Terza costola, benché secondaria, della destra unita per la vittoria di Kast, l’esponente del centrodestra, Emily Matthei, sulla scena politica da anni. La Matthei fu travolta agli inizi del duemila dal ciclone Michelle Bachelet, prima presidente del Cile, progressista, dopo la fine del suo mandato, nel 2010, in continuità per quanto fosse possibile con il neo presidente di destra, Pinêro nell’interesse del paese. Ma erano altri tempi e altre figure politiche. Emily, comunque, ha una percentuale di consenso da giocare.

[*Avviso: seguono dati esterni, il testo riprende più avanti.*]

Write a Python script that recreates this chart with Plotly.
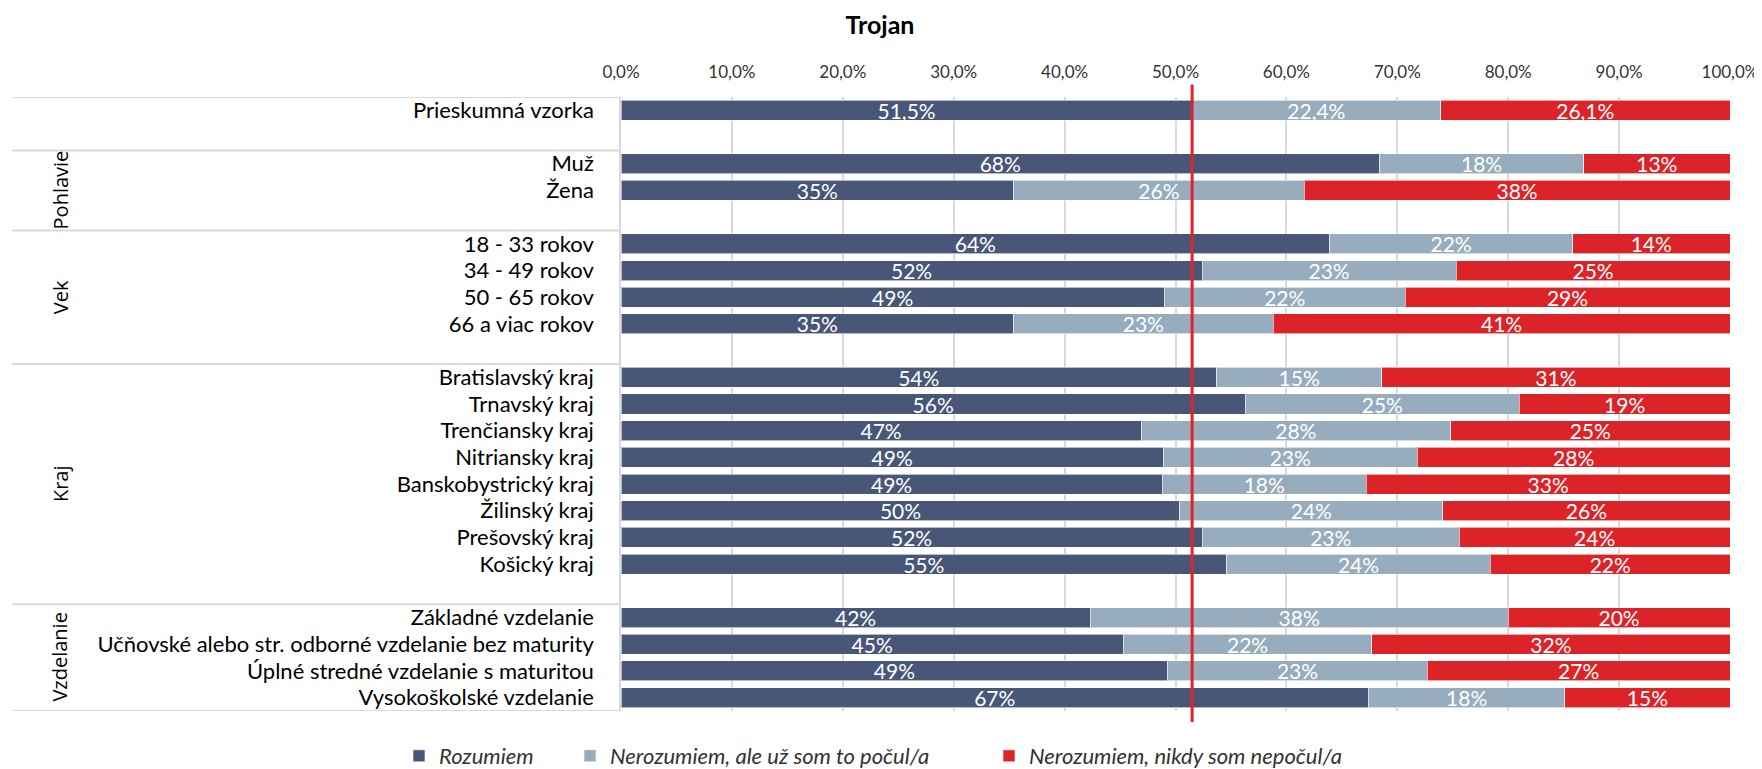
import plotly.graph_objects as go

# ---------------- data ----------------
chart_title = "Trojan"
group_names = ["", "Pohlavie", "Vek", "Kraj", "Vzdelanie"]
group_items = [
    ["Prieskumná vzorka"],
    ["Muž", "Žena"],
    ["18 - 33 rokov", "34 - 49 rokov", "50 - 65 rokov", "66 a viac rokov"],
    ["Bratislavský kraj", "Trnavský kraj", "Trenčiansky kraj", "Nitriansky kraj",
     "Banskobystrický kraj", "Žilinský kraj", "Prešovský kraj", "Košický kraj"],
    ["Základné vzdelanie", "Učňovské alebo str. odborné vzdelanie bez maturity",
     "Úplné stredné vzdelanie s maturitou", "Vysokoškolské vzdelanie"],
]
series_names = ["Rozumiem", "Nerozumiem, ale už som to počul/a", "Nerozumiem, nikdy som nepočul/a"]
rozumiem = [51.5, 68.4, 35.4, 63.9, 52.4, 49.0, 35.4, 53.7, 56.3, 46.9, 48.9, 48.8,
            50.4, 52.4, 54.6, 42.3, 45.3, 49.3, 67.4]
pocul = [22.4, 18.4, 26.2, 21.9, 22.9, 21.7, 23.4, 14.9, 24.7, 27.9, 22.9, 18.4,
         23.7, 23.2, 23.8, 37.7, 22.4, 23.4, 17.7]
nepocul = [26.1, 13.2, 38.4, 14.2, 24.7, 29.3, 41.2, 31.4, 19.0, 25.2, 28.2, 32.8,
           25.9, 24.4, 21.6, 20.0, 32.3, 27.3, 14.9]
label_decimals = [1] + [0] * 18
reference_value = 51.5
tick_values = [0, 10, 20, 30, 40, 50, 60, 70, 80, 90, 100]

colors = ["#485678", "#97adbd", "#dc2428"]

# ---------------- layout helpers ----------------
labels, ypos, group_spans = [], [], []
pos = 0
for gi, items in enumerate(group_items):
    start = pos
    for it in items:
        labels.append(it)
        ypos.append(pos)
        pos += 1
    if gi < len(group_items) - 1:
        pos += 1  # blank row after group
    group_spans.append((start - 0.5, pos - 0.5))
n_slots = pos

OFF = 8  # page body margin
W, H = 1762 - OFF, 769 - OFF
L = 621 - OFF
T = 97 - OFF
R = W - (1730 - OFF)
B = H - (711 - OFF)
plot_w = W - L - R
plot_h = H - T - B


def fmt(v, d):
    return f"{v:.{d}f}".replace(".", ",") + "%"


fig = go.Figure()
legend_ids = ["legend", "legend2", "legend3"]
for name, vals, col, lg in zip(series_names, [rozumiem, pocul, nepocul], colors, legend_ids):
    fig.add_trace(go.Bar(
        x=vals, y=ypos, orientation="h", name=name,
        marker=dict(color=col, line=dict(color="rgba(255,255,255,0.6)", width=1)),
        text=[fmt(v, d) for v, d in zip(vals, label_decimals)],
        textposition="inside", insidetextanchor="middle", textangle=0,
        constraintext="none",
        textfont=dict(family="Lato", size=21, color="white"),
        legend=lg, hoverinfo="skip",
    ))

shapes = []
bounds = sorted(set([s for s, e in group_spans] + [e for s, e in group_spans]))
for b in bounds:
    shapes.append(dict(type="line", xref="paper", yref="y",
                       x0=(12 - OFF - L) / plot_w, x1=0, y0=b, y1=b,
                       line=dict(color="#d9d9d9", width=2)))
shapes.append(dict(type="line", xref="x", yref="paper",
                   x0=reference_value, x1=reference_value,
                   y0=-11 / plot_h, y1=1 + 12.6 / plot_h,
                   line=dict(color="#e3222a", width=3)))

annotations = []
for gname, (s, e) in zip(group_names, group_spans):
    if gname:
        annotations.append(dict(
            text=gname, xref="paper", yref="y", x=(60 - OFF - L) / plot_w, y=(s + e) / 2,
            textangle=-90, showarrow=False, xanchor="center", yanchor="middle",
            font=dict(family="Open Sans", size=20, color="#000000")))

legend_px = [421, 592, 1011]
legends = {}
for lg, px in zip(legend_ids, legend_px):
    legends[lg] = dict(
        orientation="h", yref="container", y=1 - (756 - OFF) / H, yanchor="middle",
        xref="paper", x=(px - OFF - 22 - L) / plot_w, xanchor="left",
        font=dict(family="Lato", size=22, color="#333333", style="italic"),
        bgcolor="rgba(0,0,0,0)", itemwidth=30)

fig.update_layout(
    width=W, height=H,
    margin=dict(l=L, r=R, t=T, b=B, pad=0, autoexpand=False),
    paper_bgcolor="white", plot_bgcolor="white",
    barmode="stack", bargap=0.25,
    separators=", ",
    title=dict(text="<b>" + chart_title + "</b>", x=(880 - OFF) / W, xref="container", xanchor="center",
               y=1 - (25 - OFF) / H, yref="container", yanchor="middle",
               font=dict(family="Lato", size=25, color="#000000")),
    xaxis=dict(side="top", range=[0, 100], tickmode="array", tickvals=tick_values,
               ticktext=[fmt(v, 1) for v in tick_values], automargin=False,
               showgrid=True, gridcolor="#d9d9d9", gridwidth=1.5,
               zeroline=False, showline=False, ticks="", ticklabelstandoff=15,
               tickfont=dict(family="Lato", size=17, color="#333333"), fixedrange=True),
    yaxis=dict(range=[n_slots - 0.5, -0.5], tickmode="array", tickvals=ypos, ticktext=labels,
               automargin=False,
               showgrid=False, zeroline=False, showline=True, linecolor="#d9d9d9", linewidth=1.5,
               ticks="", ticklabelstandoff=21,
               tickfont=dict(family="Lato", size=22, color="#000000"), fixedrange=True),
    shapes=shapes, annotations=annotations,
    showlegend=True,
    **legends,
)

fig.write_html("out.html")
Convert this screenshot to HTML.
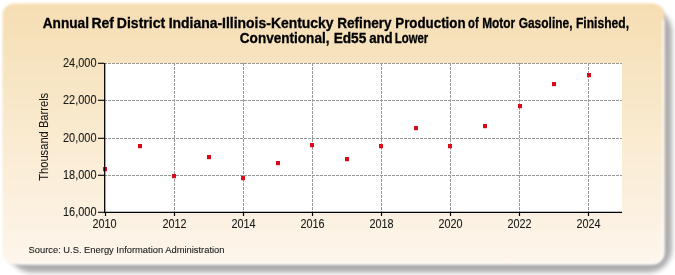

Vengono in mente le analogie nostrane, benché con attori diversi. È evidente, anche in Cile, che le destre, in vista degli obiettivi, sanno compattarsi a prescindere. Le sinistre, no. Che peso giocherà il paese di Pablo Neruda nel «corollario Trump» alla dottrina Monroe, indicato espressamente nel recente documento della Casa Bianca, che - come sappiamo - ha altrettanto espressamente colpito e denigrato l’Europa? Stiamo parlando del progetto annunciato di vedere le Americhe (Nord, Centro, Sud) nel pieno controllo della squadra del tycoon, senza alcuna interferenza esterna. Considerate le accelerazioni in corso, lo vedremo presto. Pablo Neruda, nel suo bellissimo libro Confesso, che ho vissuto scriveva: «La poesia è sempre un atto di pace e il poeta nasce dalla pace, come il pane dalla farina». Benché non sia il tempo dei poeti, vedremo anche questo. «El pueblo unido» dei suoi anni, in ogni caso, ha perso.